Posted by John Minton | Posted in Plants | Last Updated February 23, 2014
Lilac is a neat plant, it can grow like a bush or a tree, comes in a variety of colors and is fragrant! The most common colors of Lilac are shades varying from purple to blue, though most that I’ve seen are purple. I have also seen red, white and even yellow Lilacs! The varying species of Lilac also tend to have varying levels of fragrance, though they all tend to smell similar there are some subtle differences.

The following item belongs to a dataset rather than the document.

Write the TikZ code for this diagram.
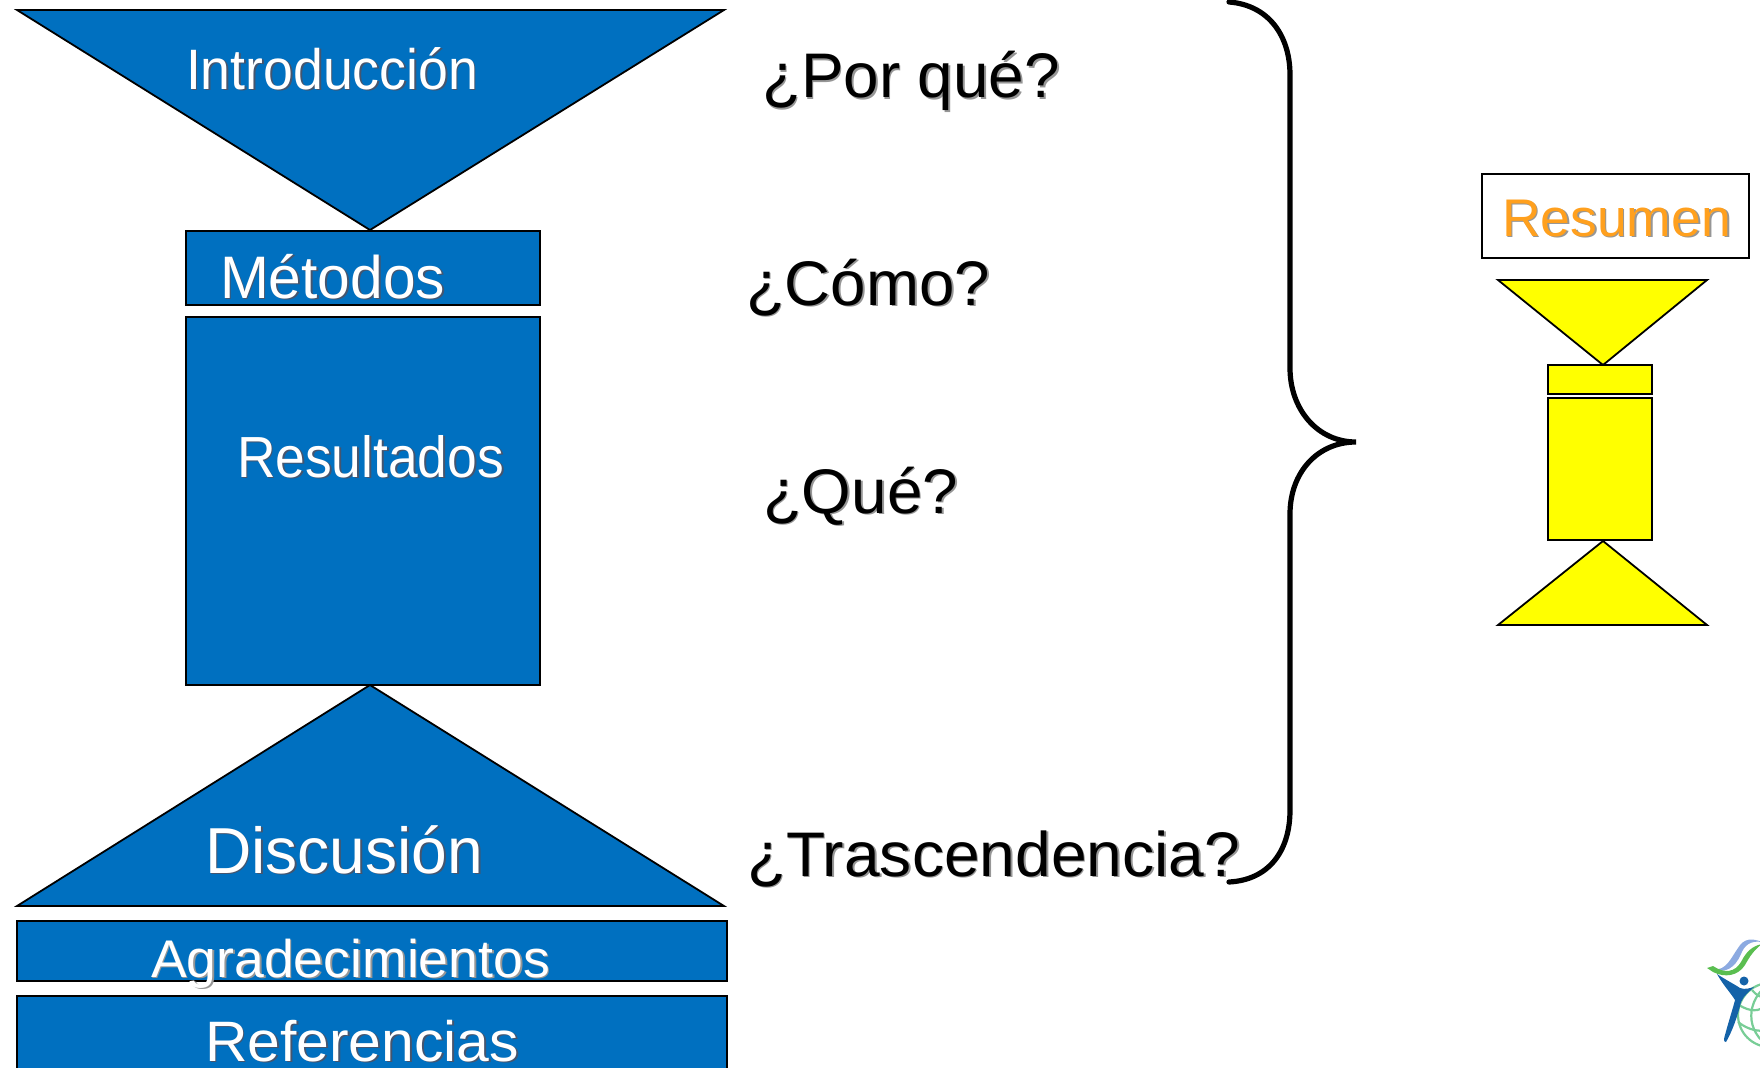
\documentclass[tikz,border=0pt]{standalone}
\usepackage{fontspec}
\usepackage{graphicx}
\setmainfont{Liberation Sans}
\definecolor{panelblue}{RGB}{0,112,192}
\definecolor{panelyellow}{RGB}{255,255,0}
\definecolor{resorange}{RGB}{255,160,30}
\definecolor{softshadow}{RGB}{150,150,150}
\definecolor{darkshadow}{RGB}{70,85,110}
\definecolor{logoblue}{RGB}{20,98,168}
\definecolor{logogreen}{RGB}{90,190,80}
\definecolor{logopale}{RGB}{140,170,225}
\definecolor{logoglobe}{RGB}{120,205,150}
\tikzset{
  bluepanel/.style={draw=black,fill=panelblue,line width=1.8pt,line join=miter},
  yellowpanel/.style={draw=black,fill=panelyellow,line width=1.8pt,line join=miter},
  labeltext/.style={anchor=base west,inner sep=0pt,outer sep=0pt},
  globeline/.style={draw=logoglobe,line width=2.2pt}
}
% name, x, baseline y, width, font size, colour, shadow colour, text
\newcommand{\shadowlabel}[8]{%
  \node[labeltext,text=#7] (#1-shadow) at (#2+1.8,#3+1.8) {\fontsize{#5}{#5}\selectfont\resizebox{#4pt}{\height}{#8}};
  \node[labeltext,text=#6] (#1) at (#2,#3) {\fontsize{#5}{#5}\selectfont\resizebox{#4pt}{\height}{#8}};
}
\begin{document}
\begin{tikzpicture}[x=1pt,y=-1pt]
\useasboundingbox (0,0) rectangle (1760,1067.5);
\clip (0,0) rectangle (1760,1067.5);
% blue column
\draw[bluepanel] (17,10) -- (724,10) -- (370,230) -- cycle;
\draw[bluepanel] (186,231) rectangle (540,305);
\draw[bluepanel] (186,317) rectangle (540,685);
\draw[bluepanel] (370,685) -- (724,906) -- (17,906) -- cycle;
\draw[bluepanel] (17,921) rectangle (727,981);
\draw[bluepanel] (17,996) rectangle (727,1085);
% labels in the column
\shadowlabel{intro}{186}{89}{292}{57}{white}{darkshadow}{Introducción}
\shadowlabel{metodos}{220}{298}{225}{60}{white}{darkshadow}{Métodos}
\shadowlabel{resultados}{237}{477}{267}{58}{white}{darkshadow}{Resultados}
\shadowlabel{discusion}{205}{873}{278}{65}{white}{darkshadow}{Discusión}
\shadowlabel{agrad}{151}{977}{399}{53}{white}{softshadow}{Agradecimientos}
\shadowlabel{refs}{205}{1061}{314}{57}{white}{darkshadow}{Referencias}
% questions
\shadowlabel{porque}{762}{97.5}{298}{63}{black}{softshadow}{¿Por qué?}
\shadowlabel{como}{746}{305}{244}{63}{black}{softshadow}{¿Cómo?}
\shadowlabel{que}{763}{513}{195}{63}{black}{softshadow}{¿Qué?}
\shadowlabel{trasc}{747}{876}{493}{63}{black}{softshadow}{¿Trascendencia?}
% brace
\draw[black,line width=5.2pt,line cap=round]
  (1229,2) .. controls (1268,5) and (1290,35) .. (1290,75)
  -- (1290,368) .. controls (1290,410) and (1318,442) .. (1356,442)
  .. controls (1318,442) and (1290,472) .. (1290,514)
  -- (1290,810) .. controls (1290,852) and (1268,880) .. (1229,882);
% Resumen box
\draw[black,fill=white,line width=1.8pt] (1482,174) rectangle (1749,258);
\shadowlabel{resumen}{1502}{236}{229}{53}{resorange}{softshadow}{Resumen}
% yellow figure
\draw[yellowpanel] (1498,280) -- (1707,280) -- (1603,365) -- cycle;
\draw[yellowpanel] (1548,365) rectangle (1652,394);
\draw[yellowpanel] (1548,398) rectangle (1652,540);
\draw[yellowpanel] (1603,541) -- (1707,625) -- (1498,625) -- cycle;
% logo
\draw[globeline] (1770,1015) circle (32);
\draw[globeline] (1770,983) .. controls (1745,1000) and (1745,1032) .. (1770,1047);
\draw[globeline] (1752,990) .. controls (1760,1000) and (1770,1000) .. (1765,985);
\draw[globeline] (1739,1005) .. controls (1750,1012) and (1760,1012) .. (1765,1005);
\draw[globeline] (1738,1022) .. controls (1748,1030) and (1760,1032) .. (1765,1030);
\fill[logopale] (1713,969) .. controls (1726,972) and (1732,956) .. (1738,948)
  .. controls (1744,938) and (1752,938) .. (1762,942)
  .. controls (1750,940) and (1744,946) .. (1741,954)
  .. controls (1735,968) and (1725,974) .. (1713,969) -- cycle;
\fill[logogreen] (1707,968) -- (1713,966) .. controls (1725,974) and (1735,972) .. (1741,962)
  .. controls (1746,952) and (1752,946) .. (1762,944)
  .. controls (1754,950) and (1750,956) .. (1745,965)
  .. controls (1738,976) and (1725,978) .. (1713,972) -- cycle;
\fill[logoblue] (1744,981) circle (4.5);
\fill[logoblue] (1717,974) .. controls (1726,980) and (1734,984) .. (1740,988)
  .. controls (1745,990) and (1750,988) .. (1754,987)
  .. controls (1750,991) and (1744,995) .. (1741,1002)
  .. controls (1738,1015) and (1732,1032) .. (1726,1042)
  .. controls (1723,1042) and (1724,1038) .. (1725,1035)
  .. controls (1729,1020) and (1733,1008) .. (1735,1000)
  .. controls (1730,992) and (1723,985) .. (1717,974) -- cycle;
\end{tikzpicture}
\end{document}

Lilacs bloom in early to mid Spring, and attract bees and other pollinating insects. Most Lilacs I’ve seen grow to about 7 or 8 feet tall, but I’ve also seen a Lilac close to 30 feet tall. It all depends on how you prune it. Growing Lilac is as simple as it gets, it’s best to plant it in the ground. If you plan on growing it indoors in a pot I’d suggest starting out no smaller than with a 5+ gallon sized container. The 1 gallon containers tend to dry out too fast. They can handle direct sunlight for the most part, but will also be OK in partial sunlight. I’d grow Lilac in a pot for the first year or so and if it has trouble where you initially place it, move it around until you find a good permanent spot.

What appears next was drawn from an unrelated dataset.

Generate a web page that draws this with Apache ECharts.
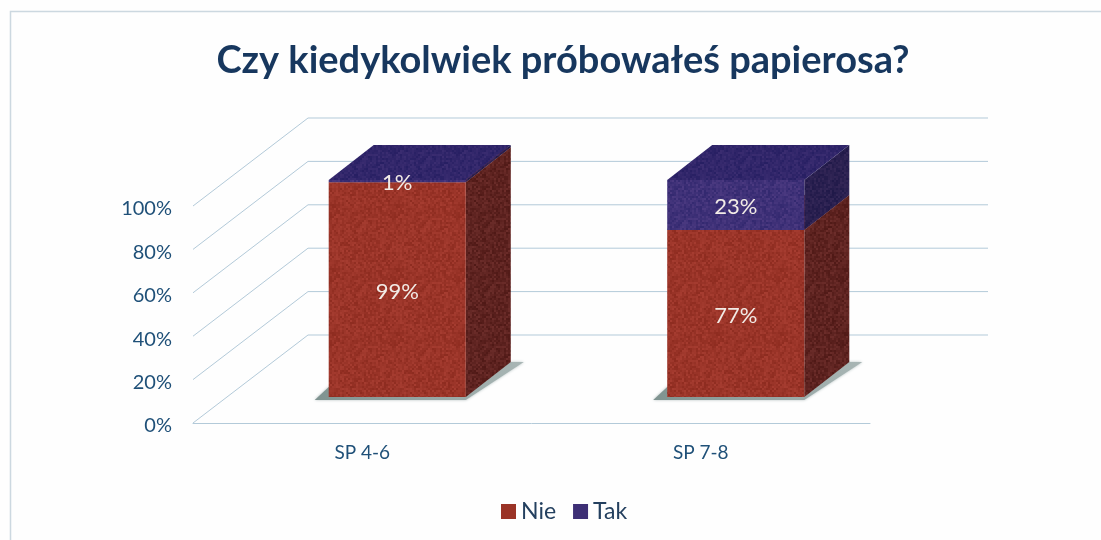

Lilacs don’t like to dry out, but they also do not like to stand in water – good drainage is a must. You can fertilize with a general fertilizer early spring to help it bloom, but you do not want too much nitrogen.
You can propagate Lilac by seed or by suckers that grow off the root. I have pulled up 4 lilac suckers and planted each deeply into a 5 gallon pot with 1/2 natural soil and 1/2 potting soil and they have begun to take root aggressively. The smaller lilac I pulled had very little root and is having a harder time than the others but I think it will pull though just fine. The only sign it has of trouble is wilting leaves. I have yet to grow Lilac by seed, but I will be attempting to grow them this month. If you pull a Lilac Sucker out of the ground, I suggest you spend your time digging it up instead of just pulling. Lilac will break fairly easily, so by pulling you might just break it off of the root.

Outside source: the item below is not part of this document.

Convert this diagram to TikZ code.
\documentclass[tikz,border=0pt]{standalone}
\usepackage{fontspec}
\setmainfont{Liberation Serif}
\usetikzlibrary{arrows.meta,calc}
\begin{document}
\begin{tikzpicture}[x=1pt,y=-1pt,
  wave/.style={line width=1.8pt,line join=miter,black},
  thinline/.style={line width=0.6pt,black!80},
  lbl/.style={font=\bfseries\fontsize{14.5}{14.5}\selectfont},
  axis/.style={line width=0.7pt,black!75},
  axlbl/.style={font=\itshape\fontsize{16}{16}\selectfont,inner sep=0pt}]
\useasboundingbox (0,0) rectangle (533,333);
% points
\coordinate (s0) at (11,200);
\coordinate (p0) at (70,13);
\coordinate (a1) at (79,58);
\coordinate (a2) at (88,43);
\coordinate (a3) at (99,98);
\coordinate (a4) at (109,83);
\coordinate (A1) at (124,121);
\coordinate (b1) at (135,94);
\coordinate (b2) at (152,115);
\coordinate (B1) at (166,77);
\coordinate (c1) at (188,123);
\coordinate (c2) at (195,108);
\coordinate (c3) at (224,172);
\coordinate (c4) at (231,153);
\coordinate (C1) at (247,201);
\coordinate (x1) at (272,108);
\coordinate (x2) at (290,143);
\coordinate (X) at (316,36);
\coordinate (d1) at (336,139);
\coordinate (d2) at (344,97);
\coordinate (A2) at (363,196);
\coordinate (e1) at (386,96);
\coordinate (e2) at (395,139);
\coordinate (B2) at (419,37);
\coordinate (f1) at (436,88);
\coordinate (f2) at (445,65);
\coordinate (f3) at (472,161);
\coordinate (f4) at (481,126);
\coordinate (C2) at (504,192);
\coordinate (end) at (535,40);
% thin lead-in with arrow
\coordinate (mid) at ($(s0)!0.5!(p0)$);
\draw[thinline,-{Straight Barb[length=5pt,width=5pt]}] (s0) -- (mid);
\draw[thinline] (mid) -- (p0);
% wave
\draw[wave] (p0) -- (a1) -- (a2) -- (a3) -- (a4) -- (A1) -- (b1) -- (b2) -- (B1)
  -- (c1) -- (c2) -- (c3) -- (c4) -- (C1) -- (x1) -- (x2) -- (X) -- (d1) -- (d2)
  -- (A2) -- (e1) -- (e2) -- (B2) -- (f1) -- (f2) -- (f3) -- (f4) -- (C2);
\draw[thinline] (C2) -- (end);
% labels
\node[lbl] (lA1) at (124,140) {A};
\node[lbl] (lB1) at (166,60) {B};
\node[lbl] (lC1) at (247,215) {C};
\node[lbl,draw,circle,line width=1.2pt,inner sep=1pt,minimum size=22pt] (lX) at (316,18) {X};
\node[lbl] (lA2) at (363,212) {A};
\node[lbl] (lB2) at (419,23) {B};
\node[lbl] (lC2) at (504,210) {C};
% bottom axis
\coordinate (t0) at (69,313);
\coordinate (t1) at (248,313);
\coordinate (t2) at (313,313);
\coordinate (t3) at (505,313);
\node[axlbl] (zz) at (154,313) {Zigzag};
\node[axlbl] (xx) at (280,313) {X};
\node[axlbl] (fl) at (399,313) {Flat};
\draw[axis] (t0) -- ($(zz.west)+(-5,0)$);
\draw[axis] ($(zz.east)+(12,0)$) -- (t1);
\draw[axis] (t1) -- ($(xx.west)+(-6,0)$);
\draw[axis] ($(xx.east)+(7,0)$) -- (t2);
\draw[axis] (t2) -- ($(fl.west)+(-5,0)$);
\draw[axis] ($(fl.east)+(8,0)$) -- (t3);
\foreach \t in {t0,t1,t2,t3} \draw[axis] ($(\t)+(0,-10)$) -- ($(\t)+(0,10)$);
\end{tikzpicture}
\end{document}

My first attempt at designing anything in a garden will be with Lilac and Wisteria. Both are fragrant and have purple and white colored varieties. I will eventually be planting alternate colored Wisteria at the base of my Lilacs and place them somewhere near a walk way or entrance, purple Wisteria growing up a white Lilac and a white Wisteria growing up a purple Lilac.
Lilac is a must have for ‘fragrance farmers’!